§ To be done
Copy out the listing that follows exactly, dropping every picture.

§ Provided material
+ + +
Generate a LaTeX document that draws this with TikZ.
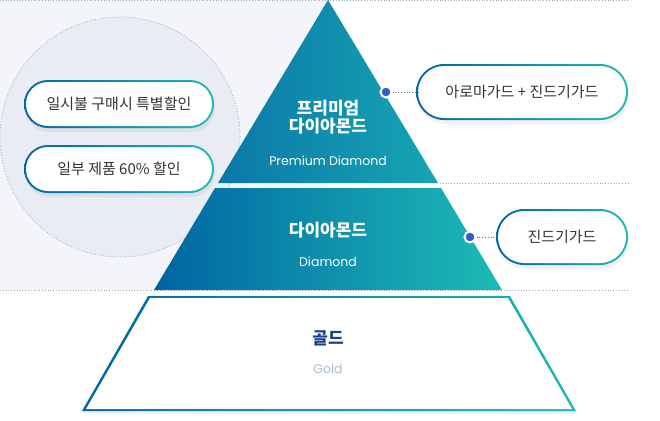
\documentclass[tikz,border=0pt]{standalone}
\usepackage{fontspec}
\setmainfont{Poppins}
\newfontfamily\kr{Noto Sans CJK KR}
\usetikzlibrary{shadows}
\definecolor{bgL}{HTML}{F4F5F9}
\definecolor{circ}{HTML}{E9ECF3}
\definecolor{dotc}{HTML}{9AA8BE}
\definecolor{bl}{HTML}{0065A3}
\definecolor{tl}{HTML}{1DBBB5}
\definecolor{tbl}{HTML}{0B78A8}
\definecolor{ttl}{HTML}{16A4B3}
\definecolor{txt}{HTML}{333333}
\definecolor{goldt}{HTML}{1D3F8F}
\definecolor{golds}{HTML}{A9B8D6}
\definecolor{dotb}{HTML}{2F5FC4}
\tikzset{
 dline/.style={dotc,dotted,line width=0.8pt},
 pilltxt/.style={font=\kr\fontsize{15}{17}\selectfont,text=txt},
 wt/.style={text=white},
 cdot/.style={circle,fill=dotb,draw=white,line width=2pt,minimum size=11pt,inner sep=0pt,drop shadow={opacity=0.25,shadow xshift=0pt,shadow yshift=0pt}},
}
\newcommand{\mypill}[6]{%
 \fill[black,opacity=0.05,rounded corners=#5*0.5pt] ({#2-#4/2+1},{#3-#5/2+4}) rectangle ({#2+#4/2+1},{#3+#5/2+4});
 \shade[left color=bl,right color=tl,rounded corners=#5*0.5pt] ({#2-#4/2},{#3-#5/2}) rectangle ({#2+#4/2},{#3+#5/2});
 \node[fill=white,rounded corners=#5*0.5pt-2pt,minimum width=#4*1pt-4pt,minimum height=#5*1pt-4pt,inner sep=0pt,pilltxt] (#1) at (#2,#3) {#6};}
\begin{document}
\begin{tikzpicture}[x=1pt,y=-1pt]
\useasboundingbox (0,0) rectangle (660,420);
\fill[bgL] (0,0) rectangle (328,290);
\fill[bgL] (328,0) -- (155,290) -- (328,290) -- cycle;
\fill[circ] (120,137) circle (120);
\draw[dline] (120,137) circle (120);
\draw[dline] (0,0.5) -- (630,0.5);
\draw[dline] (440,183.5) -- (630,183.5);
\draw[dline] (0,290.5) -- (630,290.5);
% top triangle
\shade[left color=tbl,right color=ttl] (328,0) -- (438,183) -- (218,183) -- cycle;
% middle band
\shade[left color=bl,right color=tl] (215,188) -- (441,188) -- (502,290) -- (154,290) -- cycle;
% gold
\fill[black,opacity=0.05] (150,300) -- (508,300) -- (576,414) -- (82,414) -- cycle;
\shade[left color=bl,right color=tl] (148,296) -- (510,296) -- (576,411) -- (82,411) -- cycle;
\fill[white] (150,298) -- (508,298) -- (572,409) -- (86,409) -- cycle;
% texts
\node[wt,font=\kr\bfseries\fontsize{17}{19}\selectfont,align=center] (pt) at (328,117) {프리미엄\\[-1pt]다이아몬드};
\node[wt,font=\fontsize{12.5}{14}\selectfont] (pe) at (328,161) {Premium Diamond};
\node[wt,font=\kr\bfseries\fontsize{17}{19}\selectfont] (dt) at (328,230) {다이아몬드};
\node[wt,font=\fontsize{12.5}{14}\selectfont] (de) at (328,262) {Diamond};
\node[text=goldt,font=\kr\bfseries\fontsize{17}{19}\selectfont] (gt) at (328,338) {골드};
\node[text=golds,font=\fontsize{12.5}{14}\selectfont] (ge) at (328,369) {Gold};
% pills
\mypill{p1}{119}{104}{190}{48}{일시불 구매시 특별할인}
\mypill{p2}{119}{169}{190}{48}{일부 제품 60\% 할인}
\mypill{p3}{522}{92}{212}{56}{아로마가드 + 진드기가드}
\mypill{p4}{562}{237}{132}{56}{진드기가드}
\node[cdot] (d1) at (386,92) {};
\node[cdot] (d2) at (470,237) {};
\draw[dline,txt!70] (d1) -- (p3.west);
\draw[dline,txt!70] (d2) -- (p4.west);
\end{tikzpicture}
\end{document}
+ + +
§ Worked solution
Generate a LaTeX document that draws this with TikZ.
\documentclass[tikz,border=0pt]{standalone}
\usepackage{fontspec}
\setmainfont{Poppins}
\newfontfamily\kr{Noto Sans CJK KR}
\usetikzlibrary{shadows}
\definecolor{bgL}{HTML}{F4F5F9}
\definecolor{circ}{HTML}{E9ECF3}
\definecolor{dotc}{HTML}{9AA8BE}
\definecolor{bl}{HTML}{0065A3}
\definecolor{tl}{HTML}{1DBBB5}
\definecolor{tbl}{HTML}{0B78A8}
\definecolor{ttl}{HTML}{16A4B3}
\definecolor{txt}{HTML}{333333}
\definecolor{goldt}{HTML}{1D3F8F}
\definecolor{golds}{HTML}{A9B8D6}
\definecolor{dotb}{HTML}{2F5FC4}
\tikzset{
 dline/.style={dotc,dotted,line width=0.8pt},
 pilltxt/.style={font=\kr\fontsize{15}{17}\selectfont,text=txt},
 wt/.style={text=white},
 cdot/.style={circle,fill=dotb,draw=white,line width=2pt,minimum size=11pt,inner sep=0pt,drop shadow={opacity=0.25,shadow xshift=0pt,shadow yshift=0pt}},
}
\newcommand{\mypill}[6]{%
 \fill[black,opacity=0.05,rounded corners=#5*0.5pt] ({#2-#4/2+1},{#3-#5/2+4}) rectangle ({#2+#4/2+1},{#3+#5/2+4});
 \shade[left color=bl,right color=tl,rounded corners=#5*0.5pt] ({#2-#4/2},{#3-#5/2}) rectangle ({#2+#4/2},{#3+#5/2});
 \node[fill=white,rounded corners=#5*0.5pt-2pt,minimum width=#4*1pt-4pt,minimum height=#5*1pt-4pt,inner sep=0pt,pilltxt] (#1) at (#2,#3) {#6};}
\begin{document}
\begin{tikzpicture}[x=1pt,y=-1pt]
\useasboundingbox (0,0) rectangle (660,420);
\fill[bgL] (0,0) rectangle (328,290);
\fill[bgL] (328,0) -- (155,290) -- (328,290) -- cycle;
\fill[circ] (120,137) circle (120);
\draw[dline] (120,137) circle (120);
\draw[dline] (0,0.5) -- (630,0.5);
\draw[dline] (440,183.5) -- (630,183.5);
\draw[dline] (0,290.5) -- (630,290.5);
% top triangle
\shade[left color=tbl,right color=ttl] (328,0) -- (438,183) -- (218,183) -- cycle;
% middle band
\shade[left color=bl,right color=tl] (215,188) -- (441,188) -- (502,290) -- (154,290) -- cycle;
% gold
\fill[black,opacity=0.05] (150,300) -- (508,300) -- (576,414) -- (82,414) -- cycle;
\shade[left color=bl,right color=tl] (148,296) -- (510,296) -- (576,411) -- (82,411) -- cycle;
\fill[white] (150,298) -- (508,298) -- (572,409) -- (86,409) -- cycle;
% texts
\node[wt,font=\kr\bfseries\fontsize{17}{19}\selectfont,align=center] (pt) at (328,117) {프리미엄\\[-1pt]다이아몬드};
\node[wt,font=\fontsize{12.5}{14}\selectfont] (pe) at (328,161) {Premium Diamond};
\node[wt,font=\kr\bfseries\fontsize{17}{19}\selectfont] (dt) at (328,230) {다이아몬드};
\node[wt,font=\fontsize{12.5}{14}\selectfont] (de) at (328,262) {Diamond};
\node[text=goldt,font=\kr\bfseries\fontsize{17}{19}\selectfont] (gt) at (328,338) {골드};
\node[text=golds,font=\fontsize{12.5}{14}\selectfont] (ge) at (328,369) {Gold};
% pills
\mypill{p1}{119}{104}{190}{48}{일시불 구매시 특별할인}
\mypill{p2}{119}{169}{190}{48}{일부 제품 60\% 할인}
\mypill{p3}{522}{92}{212}{56}{아로마가드 + 진드기가드}
\mypill{p4}{562}{237}{132}{56}{진드기가드}
\node[cdot] (d1) at (386,92) {};
\node[cdot] (d2) at (470,237) {};
\draw[dline,txt!70] (d1) -- (p3.west);
\draw[dline,txt!70] (d2) -- (p4.west);
\end{tikzpicture}
\end{document}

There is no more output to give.